>> Begin Given data
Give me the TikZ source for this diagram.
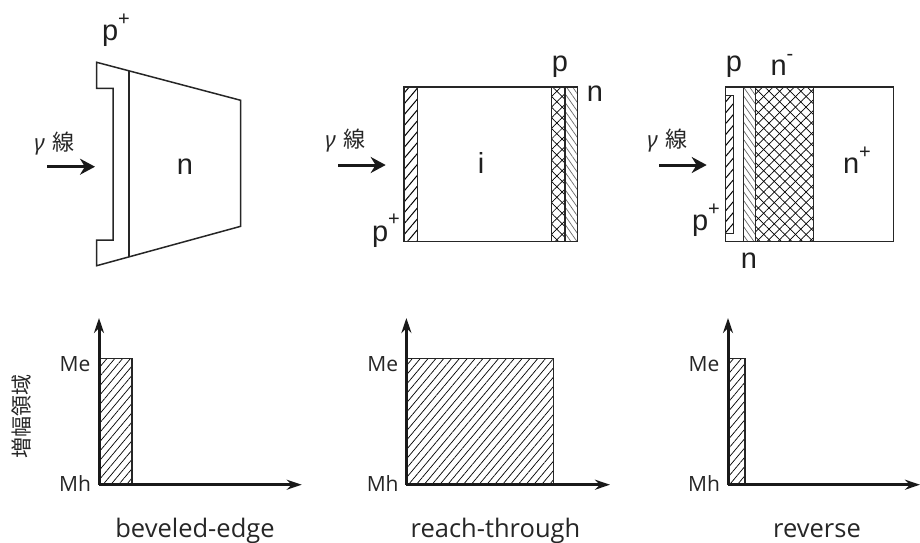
\documentclass[tikz,border=0pt]{standalone}
\usepackage{fontspec}
\setmainfont{Liberation Sans}
\newfontfamily\myriadlike{Open Sans}
\newfontfamily\kanjifont{Noto Sans CJK JP}
\newfontfamily\greekfont{Noto Sans}
\usetikzlibrary{patterns.meta,arrows.meta}
\newcommand{\joge}[1]{\raisebox{.52em}{\fontsize{20}{20}\selectfont #1}} %右肩の記号
\newcommand{\senlabel}{{\greekfont\itshape γ}\hspace{.35em}{\kanjifont 線}}

\begin{document}
\begin{tikzpicture}[x=1pt,y=-1pt,
        devlabel/.style={anchor=base,inner sep=0pt,font=\fontsize{29}{29}\selectfont,text=black!88},
        raylabel/.style={anchor=base,inner sep=0pt,font=\fontsize{22}{22}\selectfont,text=black!85},
        plotlabel/.style={anchor=base,inner sep=0pt,font=\myriadlike\fontsize{21}{21}\selectfont,text=black!85},
        namelabel/.style={anchor=base,inner sep=0pt,font=\myriadlike\fontsize{25.5}{26}\selectfont,text=black!85},
        wall/.style={draw=black!85,line width=1.5pt},
        ray/.style={-{Stealth[length=15pt,width=16pt]},line width=3pt,black!90},
        axis/.style={-{Stealth[length=15pt,width=10pt]},line width=3pt,black!90},
        hatchA/.style={pattern={Lines[angle=50,distance=7pt,line width=1pt]}},
        hatchB/.style={pattern={Lines[angle=-55,distance=5pt,line width=.7pt]},pattern color=black!60},
        hatchC/.style={pattern={Lines[angle=50,distance=6pt,line width=.7pt]}},
        crossA/.style={pattern={Lines[angle=45,distance=7.5pt,line width=.7pt]}},
        crossB/.style={pattern={Lines[angle=-45,distance=7.5pt,line width=.7pt]}}]
        \useasboundingbox (0,0) rectangle (920,542);

        %beveled-edge の素子
        \draw[wall](96.7,62.3)--(240.7,100.3)--(240.7,226.3)--(96.7,265.7)--(96.7,240)--(113,240)--(113,88.3)--(96.7,88.3)--cycle;
        \draw[wall](129,71)--(129,256.7);
        \node[devlabel] (ptop) at (116,40.5) {p\joge{+}};
        \node[devlabel] (nbody) at (185,174) {n};
        \node[raylabel] (rayA) at (54.5,150) {\senlabel};
        \coordinate (rayAs) at (47,166.7);
        \coordinate (rayAe) at (95,166.7);
        \draw[ray](rayAs)--(rayAe);

        %reach-through の素子
        \fill[hatchA](404,87) rectangle (417.3,241.7);
        \fill[crossA](551.7,87) rectangle (565,241.7);
        \fill[crossB](551.7,87) rectangle (565,241.7);
        \fill[hatchB](565,87) rectangle (577.3,241.7);
        \draw[wall](404,87) rectangle (577.3,241.7);
        \draw[wall](417.3,87)--(417.3,241.7) (551.7,87)--(551.7,241.7) (565,87)--(565,241.7);
        \node[devlabel] (pleft) at (386,241) {p\joge{+}};
        \node[devlabel] (iright) at (481,173.3) {i};
        \node[devlabel] (ptwo) at (560,71.5) {p};
        \node[devlabel] (ntwo) at (595,101.7) {n};
        \node[raylabel] (rayB) at (345.5,147) {\senlabel};
        \coordinate (rayBs) at (338,165);
        \coordinate (rayBe) at (385.7,165);
        \draw[ray](rayBs)--(rayBe);

        %reverse の素子
        \fill[hatchA](725.3,95.7) rectangle (733.7,233.3);
        \fill[hatchB](743.3,87) rectangle (755.7,241.7);
        \fill[crossA](755.7,87) rectangle (813.7,241.7);
        \fill[crossB](755.7,87) rectangle (813.7,241.7);
        \draw[wall](725.3,87) rectangle (893.7,241.7);
        \draw[wall](725.3,95.7) rectangle (733.7,233.3);
        \draw[wall](743.3,87)--(743.3,241.7) (755.7,87)--(755.7,241.7) (813.7,87)--(813.7,241.7);
        \node[devlabel] (pthree) at (734,71) {p};
        \node[devlabel] (nminus) at (782,75.7) {n\joge{-}};
        \node[devlabel] (nplus) at (857,173.3) {n\joge{+}};
        \node[devlabel] (pplus) at (706,230.7) {p\joge{+}};
        \node[devlabel] (nthree) at (749,268.3) {n};
        \node[raylabel] (rayC) at (667.5,147) {\senlabel};
        \coordinate (rayCs) at (659,165);
        \coordinate (rayCe) at (706.7,165);
        \draw[ray](rayCs)--(rayCe);

        %下段のグラフ
        \coordinate (origA) at (99,484.7);
        \coordinate (topA) at (99,318);
        \coordinate (endA) at (301.7,484.7);
        \fill[hatchC](99,358.3) rectangle (132,484.7);
        \draw[wall](99,358.3) rectangle (132,484.7);
        \draw[axis](origA)--(topA);
        \draw[axis](origA)--(endA);
        \node[plotlabel] (meA) at (75,371) {Me};
        \node[plotlabel] (mhA) at (75,491.7) {Mh};
        \node[namelabel] (nameA) at (195,537) {beveled-edge};
        \node[anchor=center,inner sep=0pt,rotate=90,font=\kanjifont\fontsize{21}{21}\selectfont,text=black!85] (gain) at (22,416) {増幅領域};

        \coordinate (origB) at (406.4,484.7);
        \coordinate (topB) at (406.4,318);
        \coordinate (endB) at (610,484.7);
        \fill[hatchC](406.4,358.3) rectangle (553.6,484.7);
        \draw[wall](406.4,358.3) rectangle (553.6,484.7);
        \draw[axis](origB)--(topB);
        \draw[axis](origB)--(endB);
        \node[plotlabel] (meB) at (382.7,371) {Me};
        \node[plotlabel] (mhB) at (382.7,491.7) {Mh};
        \node[namelabel] (nameB) at (495.5,537) {reach-through};

        \coordinate (origC) at (728,484.7);
        \coordinate (topC) at (728,318);
        \coordinate (endC) at (920,484.7);
        \fill[hatchC](728,358.3) rectangle (745,484.7);
        \draw[wall](728,358.3) rectangle (745,484.7);
        \draw[axis](origC)--(topC);
        \draw[axis](origC)--(endC);
        \node[plotlabel] (meC) at (704,371) {Me};
        \node[plotlabel] (mhC) at (704,491.7) {Mh};
        \node[namelabel] (nameC) at (817,537) {reverse};

    \end{tikzpicture}
\end{document}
>> End Given data
Given task:
Copy each line above precisely, dropping the pictures.

Written solution:
Give me the TikZ source for this diagram.
\documentclass[tikz,border=0pt]{standalone}
\usepackage{fontspec}
\setmainfont{Liberation Sans}
\newfontfamily\myriadlike{Open Sans}
\newfontfamily\kanjifont{Noto Sans CJK JP}
\newfontfamily\greekfont{Noto Sans}
\usetikzlibrary{patterns.meta,arrows.meta}
\newcommand{\joge}[1]{\raisebox{.52em}{\fontsize{20}{20}\selectfont #1}} %右肩の記号
\newcommand{\senlabel}{{\greekfont\itshape γ}\hspace{.35em}{\kanjifont 線}}

\begin{document}
\begin{tikzpicture}[x=1pt,y=-1pt,
        devlabel/.style={anchor=base,inner sep=0pt,font=\fontsize{29}{29}\selectfont,text=black!88},
        raylabel/.style={anchor=base,inner sep=0pt,font=\fontsize{22}{22}\selectfont,text=black!85},
        plotlabel/.style={anchor=base,inner sep=0pt,font=\myriadlike\fontsize{21}{21}\selectfont,text=black!85},
        namelabel/.style={anchor=base,inner sep=0pt,font=\myriadlike\fontsize{25.5}{26}\selectfont,text=black!85},
        wall/.style={draw=black!85,line width=1.5pt},
        ray/.style={-{Stealth[length=15pt,width=16pt]},line width=3pt,black!90},
        axis/.style={-{Stealth[length=15pt,width=10pt]},line width=3pt,black!90},
        hatchA/.style={pattern={Lines[angle=50,distance=7pt,line width=1pt]}},
        hatchB/.style={pattern={Lines[angle=-55,distance=5pt,line width=.7pt]},pattern color=black!60},
        hatchC/.style={pattern={Lines[angle=50,distance=6pt,line width=.7pt]}},
        crossA/.style={pattern={Lines[angle=45,distance=7.5pt,line width=.7pt]}},
        crossB/.style={pattern={Lines[angle=-45,distance=7.5pt,line width=.7pt]}}]
        \useasboundingbox (0,0) rectangle (920,542);

        %beveled-edge の素子
        \draw[wall](96.7,62.3)--(240.7,100.3)--(240.7,226.3)--(96.7,265.7)--(96.7,240)--(113,240)--(113,88.3)--(96.7,88.3)--cycle;
        \draw[wall](129,71)--(129,256.7);
        \node[devlabel] (ptop) at (116,40.5) {p\joge{+}};
        \node[devlabel] (nbody) at (185,174) {n};
        \node[raylabel] (rayA) at (54.5,150) {\senlabel};
        \coordinate (rayAs) at (47,166.7);
        \coordinate (rayAe) at (95,166.7);
        \draw[ray](rayAs)--(rayAe);

        %reach-through の素子
        \fill[hatchA](404,87) rectangle (417.3,241.7);
        \fill[crossA](551.7,87) rectangle (565,241.7);
        \fill[crossB](551.7,87) rectangle (565,241.7);
        \fill[hatchB](565,87) rectangle (577.3,241.7);
        \draw[wall](404,87) rectangle (577.3,241.7);
        \draw[wall](417.3,87)--(417.3,241.7) (551.7,87)--(551.7,241.7) (565,87)--(565,241.7);
        \node[devlabel] (pleft) at (386,241) {p\joge{+}};
        \node[devlabel] (iright) at (481,173.3) {i};
        \node[devlabel] (ptwo) at (560,71.5) {p};
        \node[devlabel] (ntwo) at (595,101.7) {n};
        \node[raylabel] (rayB) at (345.5,147) {\senlabel};
        \coordinate (rayBs) at (338,165);
        \coordinate (rayBe) at (385.7,165);
        \draw[ray](rayBs)--(rayBe);

        %reverse の素子
        \fill[hatchA](725.3,95.7) rectangle (733.7,233.3);
        \fill[hatchB](743.3,87) rectangle (755.7,241.7);
        \fill[crossA](755.7,87) rectangle (813.7,241.7);
        \fill[crossB](755.7,87) rectangle (813.7,241.7);
        \draw[wall](725.3,87) rectangle (893.7,241.7);
        \draw[wall](725.3,95.7) rectangle (733.7,233.3);
        \draw[wall](743.3,87)--(743.3,241.7) (755.7,87)--(755.7,241.7) (813.7,87)--(813.7,241.7);
        \node[devlabel] (pthree) at (734,71) {p};
        \node[devlabel] (nminus) at (782,75.7) {n\joge{-}};
        \node[devlabel] (nplus) at (857,173.3) {n\joge{+}};
        \node[devlabel] (pplus) at (706,230.7) {p\joge{+}};
        \node[devlabel] (nthree) at (749,268.3) {n};
        \node[raylabel] (rayC) at (667.5,147) {\senlabel};
        \coordinate (rayCs) at (659,165);
        \coordinate (rayCe) at (706.7,165);
        \draw[ray](rayCs)--(rayCe);

        %下段のグラフ
        \coordinate (origA) at (99,484.7);
        \coordinate (topA) at (99,318);
        \coordinate (endA) at (301.7,484.7);
        \fill[hatchC](99,358.3) rectangle (132,484.7);
        \draw[wall](99,358.3) rectangle (132,484.7);
        \draw[axis](origA)--(topA);
        \draw[axis](origA)--(endA);
        \node[plotlabel] (meA) at (75,371) {Me};
        \node[plotlabel] (mhA) at (75,491.7) {Mh};
        \node[namelabel] (nameA) at (195,537) {beveled-edge};
        \node[anchor=center,inner sep=0pt,rotate=90,font=\kanjifont\fontsize{21}{21}\selectfont,text=black!85] (gain) at (22,416) {増幅領域};

        \coordinate (origB) at (406.4,484.7);
        \coordinate (topB) at (406.4,318);
        \coordinate (endB) at (610,484.7);
        \fill[hatchC](406.4,358.3) rectangle (553.6,484.7);
        \draw[wall](406.4,358.3) rectangle (553.6,484.7);
        \draw[axis](origB)--(topB);
        \draw[axis](origB)--(endB);
        \node[plotlabel] (meB) at (382.7,371) {Me};
        \node[plotlabel] (mhB) at (382.7,491.7) {Mh};
        \node[namelabel] (nameB) at (495.5,537) {reach-through};

        \coordinate (origC) at (728,484.7);
        \coordinate (topC) at (728,318);
        \coordinate (endC) at (920,484.7);
        \fill[hatchC](728,358.3) rectangle (745,484.7);
        \draw[wall](728,358.3) rectangle (745,484.7);
        \draw[axis](origC)--(topC);
        \draw[axis](origC)--(endC);
        \node[plotlabel] (meC) at (704,371) {Me};
        \node[plotlabel] (mhC) at (704,491.7) {Mh};
        \node[namelabel] (nameC) at (817,537) {reverse};

    \end{tikzpicture}
\end{document}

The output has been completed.